Toyota, for one, is uncertain, which is why it has been publicly ambivalent about the prospects for its plug-in hybrid. As a modest start, it's chosen to place 150 test cars in the hands of six mostly west coast university, government and corporate partners: Portland State University, Qualcomm, the South Coast Air Quality Management District, the University of California at Berkeley, the Silicon Valley Leadership Group and the University of Colorado. East Coast partners will be announced later.

Plug-in hybrids represent a new approach to driving. Essentially, they're hybrids with added battery packs and the ability to plug into a regular electric outlet. Many can travel 40 or 50 miles on a charge, then a conventional engine kicks in to take you the rest of the way. So if your commute is, say, 30 miles both ways, and you remembered to plug it in back home, you'd rarely run on gasoline.

But people driving further would see lesser advantages to a technology that adds complexity, weight and cost. A further complication is that the Prius plug-in can reportedly travel only 14.5 miles on a charge, cutting into its utility. Since late last year, Toyota has put 600 plug-in Priuses into demonstration programs. The company is interested in how far people actually commute in the real world, and how their access to charging stations affects their behavior.

How skeptical is Toyota about plug-in hybrids? Irv Miller, the same recently retired Toyota executive who recently urged the company to "come clean" about sudden acceleration, told me last year, "The dog doesn't hunt.
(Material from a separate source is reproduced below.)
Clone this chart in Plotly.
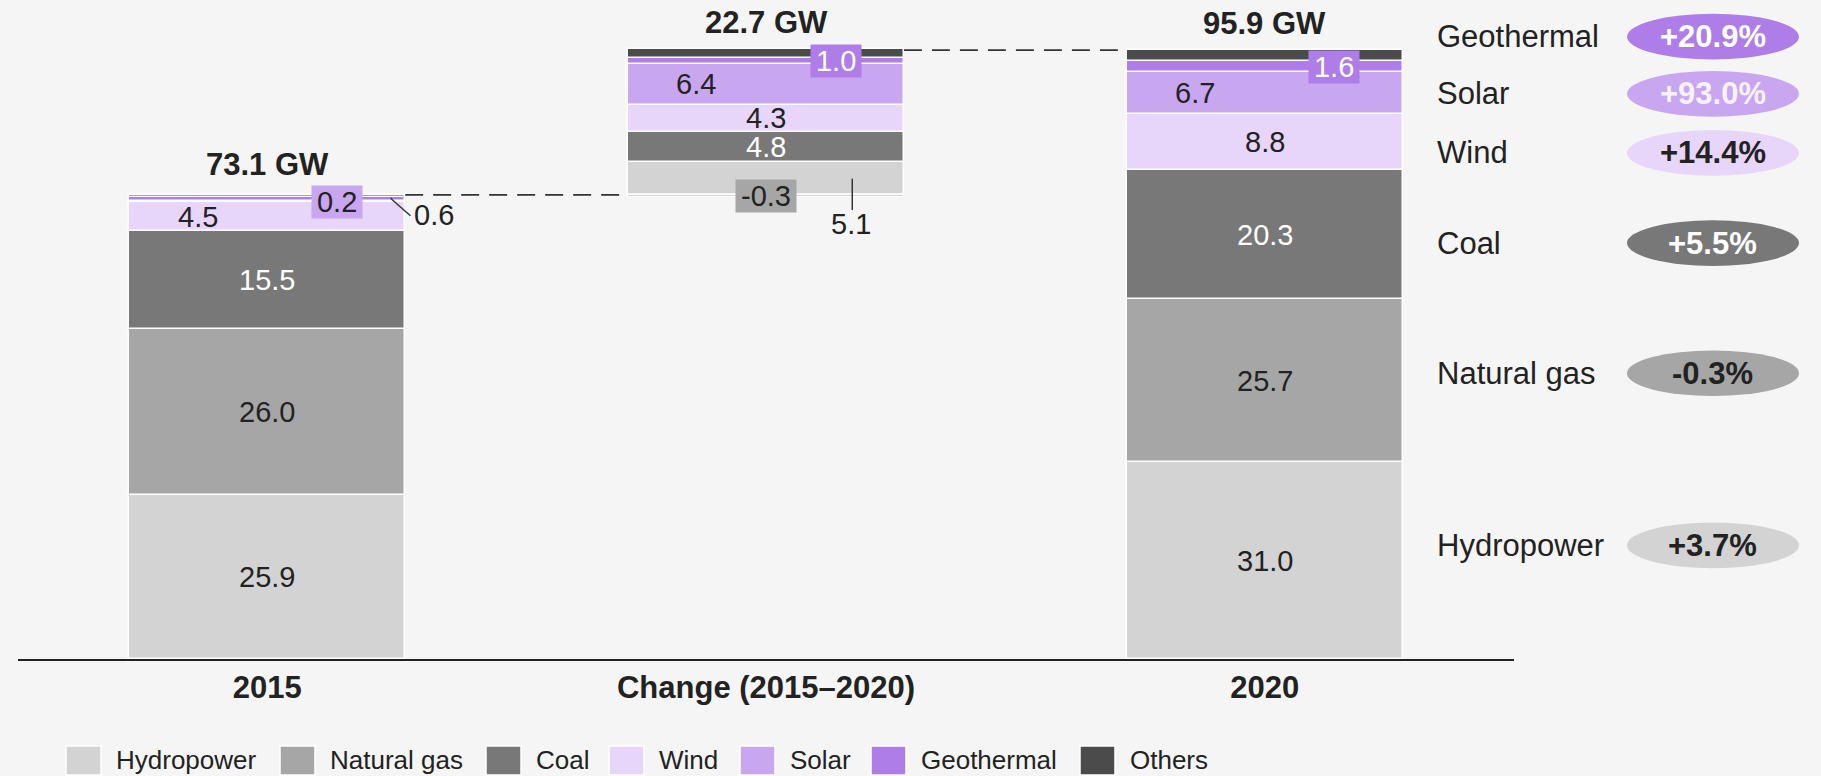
import plotly.graph_objects as go

# ---------------- data ----------------
columns = ["2015", "Change (2015–2020)", "2020"]
sources = ["Hydropower", "Natural gas", "Coal", "Wind", "Solar", "Geothermal", "Others"]
capacity_2015 = [25.9, 26.0, 15.5, 4.5, 0.2, 0.6, 0.4]
capacity_change = [5.1, -0.3, 4.8, 4.3, 6.4, 1.0, 1.4]
capacity_2020 = [31.0, 25.7, 20.3, 8.8, 6.7, 1.6, 1.8]
growth_sources = ["Geothermal", "Solar", "Wind", "Coal", "Natural gas", "Hydropower"]
growth_labels = ["+20.9%", "+93.0%", "+14.4%", "+5.5%", "-0.3%", "+3.7%"]

# ---------------- style / layout ----------------
W, H = 1821, 776
M_L, M_R, M_T, M_B = 18, 307, 24, 117
Y_MAX = 100
BAR_W = 0.553
FONT = "Liberation Sans, Arial, Helvetica, sans-serif"
DARK = "#222222"
BG = "#F5F5F5"
colors = {
    "Hydropower": "#D3D3D3",
    "Natural gas": "#A6A6A6",
    "Coal": "#787878",
    "Wind": "#E8D5FA",
    "Solar": "#C8A6F0",
    "Geothermal": "#AE7DE8",
    "Others": "#4B4B4B",
}
white_text = {"Coal"}
pill_text_color = {"Geothermal": "white", "Solar": "#F7F2FD", "Wind": DARK,
                   "Coal": "white", "Natural gas": DARK, "Hydropower": DARK}
# right-hand label vertical positions (in GW units of the y axis)
growth_label_y = [98.0, 89.0, 79.7, 65.5, 45.0, 17.9]
PILL_HALF_H = 3.6
# legend geometry in pixels
legend_left_px = [66, 280, 486, 609, 740, 871, 1080]
LEG_SQ_W, LEG_SQ_TOP, LEG_SQ_BOT = 35, 746, 775
LEG_TEXT_GAP = 13

SEG_FONT = 29
OFF = 0.14
# label placement overrides: (column index, source) -> spec
label_spec = {
    (0, "Wind"): {"mode": "text", "dx": -OFF},
    (0, "Solar"): {"mode": "box", "dx": OFF},
    (0, "Geothermal"): {"mode": "callout", "line": (0.247, 0.15, 0.287, -2.6), "text": (0.335, -2.5)},
    (0, "Others"): {"mode": "hide"},
    (1, "Hydropower"): {"mode": "callout", "line": (0.173, 0.0, 0.173, -4.95), "text": (0.171, -7.2)},
    (1, "Natural gas"): {"mode": "box", "dx": 0.0},
    (1, "Solar"): {"mode": "text", "dx": -OFF},
    (1, "Geothermal"): {"mode": "box", "dx": OFF},
    (1, "Others"): {"mode": "hide"},
    (2, "Solar"): {"mode": "text", "dx": -OFF},
    (2, "Geothermal"): {"mode": "box", "dx": OFF},
    (2, "Others"): {"mode": "hide"},
}
total_yshift = [11, 7, 7]


def px_x(p):
    return (p - M_L) / (W - M_L - M_R)


def px_y(p):
    return (H - M_B - p) / (H - M_T - M_B)


def text_width(s, size):
    w = 0.0
    for ch in s:
        if ch.isdigit():
            w += 0.556
        elif ch == ".":
            w += 0.278
        elif ch == "-":
            w += 0.333
        else:
            w += 0.5
    return w * size


series = [capacity_2015, capacity_change, capacity_2020]
totals = [sum(s) for s in series]

bases, tops = [], []
for ci, vals in enumerate(series):
    start = totals[0] if ci == 1 else 0.0
    pos, neg = start, start
    b = []
    for v in vals:
        if v >= 0:
            b.append(pos)
            pos += v
        else:
            b.append(neg)
            neg += v
    bases.append(b)
    tops.append(pos)

xs = list(range(len(columns)))
fig = go.Figure()
for si, src in enumerate(sources):
    fig.add_trace(go.Bar(
        x=xs,
        y=[series[c][si] for c in xs],
        base=[bases[c][si] for c in xs],
        width=BAR_W,
        name=src,
        marker=dict(color=colors[src], line=dict(color="white", width=1.5)),
        showlegend=False,
        hovertemplate=src + ": %{y}<extra></extra>",
    ))

annotations = []
shapes = []

# segment labels
for ci in xs:
    for si, src in enumerate(sources):
        v = series[ci][si]
        mid = bases[ci][si] + v / 2
        txt = f"{v:.1f}"
        spec = label_spec.get((ci, src), {"mode": "text", "dx": 0.0})
        fc = "white" if src in white_text else DARK
        mode = spec["mode"]
        if mode == "hide":
            continue
        if mode == "text":
            annotations.append(dict(x=ci + spec["dx"], y=mid, xref="x", yref="y", text=txt,
                                    xanchor="center", showarrow=False,
                                    font=dict(size=SEG_FONT, color=fc, family=FONT)))
        elif mode == "box":
            fc = "white" if src == "Geothermal" else DARK
            annotations.append(dict(x=ci + spec["dx"], y=mid, xref="x", yref="y", text=txt,
                                    xanchor="center", showarrow=False, bgcolor=colors[src], borderpad=0,
                                    width=text_width(txt, SEG_FONT) + 10, height=32,
                                    font=dict(size=SEG_FONT, color=fc, family=FONT)))
        elif mode == "callout":
            x0, dy0, x1, dy1 = spec["line"]
            tx, tdy = spec["text"]
            shapes.append(dict(type="line", xref="x", yref="y", x0=ci + x0, y0=mid + dy0,
                               x1=ci + x1, y1=mid + dy1, line=dict(color="#333333", width=1.5)))
            annotations.append(dict(x=ci + tx, y=mid + tdy, xref="x", yref="y", text=txt,
                                    xanchor="center", showarrow=False,
                                    font=dict(size=SEG_FONT, color=DARK, family=FONT)))

# totals
for ci in xs:
    annotations.append(dict(x=ci, y=tops[ci], xref="x", yref="y", text=f"<b>{totals[ci]:.1f} GW</b>",
                            xanchor="center", showarrow=False, yanchor="bottom", yshift=total_yshift[ci],
                            font=dict(size=31, color=DARK, family=FONT)))

# dashed connectors
dash = "18px,10px"
shapes.append(dict(type="line", xref="x", yref="y", x0=0 + BAR_W / 2, x1=1 - BAR_W / 2,
                   y0=totals[0], y1=totals[0], line=dict(color="#333333", width=1.8, dash=dash)))
shapes.append(dict(type="line", xref="x", yref="y", x0=1 + BAR_W / 2, x1=2 - BAR_W / 2,
                   y0=totals[2], y1=totals[2], line=dict(color="#333333", width=1.8, dash=dash)))

# growth labels & pills (pills in paper coords so they are not clipped by the plot area)
pill_x0, pill_x1 = px_x(1627), px_x(1799)
for src, lab, yc in zip(growth_sources, growth_labels, growth_label_y):
    annotations.append(dict(x=px_x(1435), y=yc, xref="paper", yref="y", text=src, xanchor="left",
                            showarrow=False, font=dict(size=31, color=DARK, family=FONT)))
    shapes.append(dict(type="circle", xref="paper", yref="paper", x0=pill_x0, x1=pill_x1,
                       y0=(yc - PILL_HALF_H) / Y_MAX, y1=(yc + PILL_HALF_H) / Y_MAX,
                       fillcolor=colors[src], line=dict(width=0), layer="above"))
    annotations.append(dict(x=(pill_x0 + pill_x1) / 2, y=yc, xref="paper", yref="y",
                            text=f"<b>{lab}</b>", showarrow=False, xanchor="center", yanchor="middle",
                            font=dict(size=31, color=pill_text_color[src], family=FONT)))

# legend (drawn manually)
for src, lx in zip(sources, legend_left_px):
    shapes.append(dict(type="rect", xref="paper", yref="paper",
                       x0=px_x(lx), x1=px_x(lx + LEG_SQ_W), y0=px_y(LEG_SQ_BOT), y1=px_y(LEG_SQ_TOP),
                       fillcolor=colors[src], line=dict(color="white", width=1.5)))
    annotations.append(dict(x=px_x(lx + LEG_SQ_W + LEG_TEXT_GAP), y=px_y((LEG_SQ_TOP + LEG_SQ_BOT) / 2),
                            xref="paper", yref="paper", text=src, xanchor="left", yanchor="middle",
                            showarrow=False, font=dict(size=26, color=DARK, family=FONT)))

fig.update_layout(
    width=W, height=H,
    margin=dict(l=M_L, r=M_R, t=M_T, b=M_B, pad=0),
    paper_bgcolor=BG, plot_bgcolor=BG,
    barmode="overlay",
    bargap=0,
    font=dict(family=FONT, color=DARK),
    annotations=annotations,
    shapes=shapes,
    xaxis=dict(range=[-0.5, 2.5], tickvals=xs, ticktext=[f"<b>{c}</b>" for c in columns],
               tickfont=dict(size=31, color=DARK, family=FONT), showgrid=False, zeroline=False,
               showline=True, linecolor=DARK, linewidth=2, ticks="", ticklabelstandoff=0,
               fixedrange=True),
    yaxis=dict(range=[0, Y_MAX], visible=False, fixedrange=True),
)

fig.write_html("out.html", config={"displayModeBar": False},
               post_script="document.body.style.margin='0';document.body.style.overflow='hidden';")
We may be trying to change the world for a very small part of the market."

Bill Reinert, Toyota's national manager of advanced technology, is also dubious. He said that plug-in hybrids need big, heavy battery packs, which means beefed-up brakes, springs and subframes.

Felix Kramer, the founder of the California Cars Initiative and in many ways the chief U.S. cheerleader for plug-in hybrids, said that Toyota "appears to be taking it slow--they have a lot on their plates. They've decided they don't have to be the first to market with plug-in hybrids, and they've been very cautious about announcing public sales targets."

Toyota hopes to sell 20,000 plug-ins to Americans in the first full calendar year of production, which would be 2013. Spokesman John Hanson said the car can travel approximately 62 mph in electric-only mode, but if the driver "really puts his foot into it" the gas engine will kick in. A website with details about the Toyota plug-in car, with technical videos, is here.

The first plug-in hybrid on the market, if you can call it that, is likely to be the Chevy Volt. But the Volt's gas engine doesn't drive the wheels, as it does in the Toyota plug-in hybrid. And GM doesn't like the plug-in hybrid designation, preferring to call the Volt an "extended range" vehicle. It will be on sale at the end of the year, probably for around $35,000.

Also on deck is the high-performance Fisker Karma, which is like a very fast Volt. Fisker says it will have the car in showrooms by the end of the year, and in customer's hands by early 2011--but few people outside the company have driven it. A delay is possible.

Nobody knows how plug-in hybrids will be received in the marketplace, but the same thing can -- and should -- be said about battery electrics.